Le parti populiste de droite, l’Alternative für Deutschland (AfD), qui semblait à la hausse au début de l’année, renforcé par les craintes de l’immigration, est désormais divisé et désorienté.
Quel que soit le résultat envisageable, l’Allemagne, au cœur du continent, restera engagée dans l’Union européenne, l’Eurozone et l’alliance franco-allemande, assurant une stabilité et une continuité bienvenues au sein d’une Europe confrontée à des temps incertains.
‘Poison’
Pendant ce temps, de l’autre côté d’une Manche ne cessant de s’élargir, l’Archevêque de Cantorbéry, Justin Welby, est profondément préoccupé que le Brexit continue de diviser la société britannique. Par l’intermédiaire d’un journal national, il fit appel à des pourparlers entre partis dans le but de retirer le ‘poison’ du débat de l’Union européenne. Les événements récents ont souligné la nécessité urgente d’un processus de réconciliation interne, entre les régions, les groupes sociaux, les groupes religieux et les générations, a-t-il écrit. L’avenir de la Grande-Bretagne devait reposer sur le bien commun réconcilié, atteint grâce à un bon débat et de bonnes divergences, plaida-t-il.
Le Dr Michael Schluter, fondateur du Jubilee Centre à Cambridge qui contribue régulièrement à des événements du Centre Schuman, souhaite également que les chrétiens soient des réconciliateurs, priant et œuvrant pour des issues positives et pacifiques du processus du Brexit. Dans un ‘Cambridge Paper’ (document de Cambridge) récent, appelé Brexit in a fractured Europe (Brexit dans une Europe fracturée), il soutient, avec son co-auteur, l’ancien économiste du FMI, le Dr Paul Mills, que le Brexit est ‘enceinte’ de risques et d’opportunités pour les relations entre les communautés et les nations impliquées.

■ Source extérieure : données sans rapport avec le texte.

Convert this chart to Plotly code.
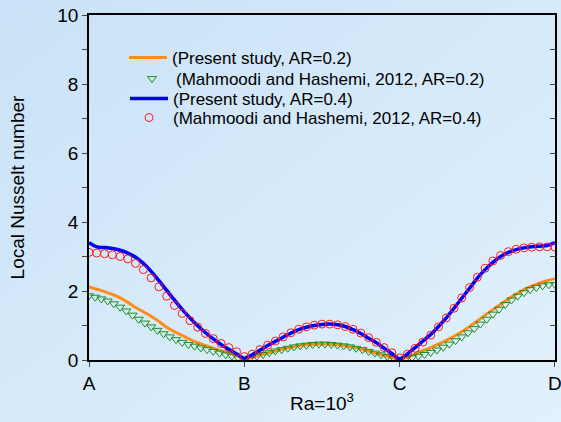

S’il est mal géré, cela pourrait susciter de l’amertume et du ressentiment pour les années à venir, aggravant les relations entre le Royaume-Uni et l’Europe des 27. Ils mettent en garde que cela pourrait entraîner des coûts économiques mutuels importants et la rupture chaotique de l’Europe des 27.
A l’inverse, s’il est traité de manière sensible à l’égard de la relation, ils soutiennent que le Brexit pourrait conduire à un nouveau consensus sur l’identité et la politique du Royaume-Uni, et à un accord commercial mutuellement avantageux avec l’Europe des 27. Dans leur document, ils proposent une forme de confédéralisme comme alternative, aussi bien au fédéralisme qu’à l’ancien modèle d’identités nationales totalement distinctes.
Que ce soit faisable ou pas, une chose semble certaine dans ces temps incertains : le tour de montagnes russes n’est pas encore terminé.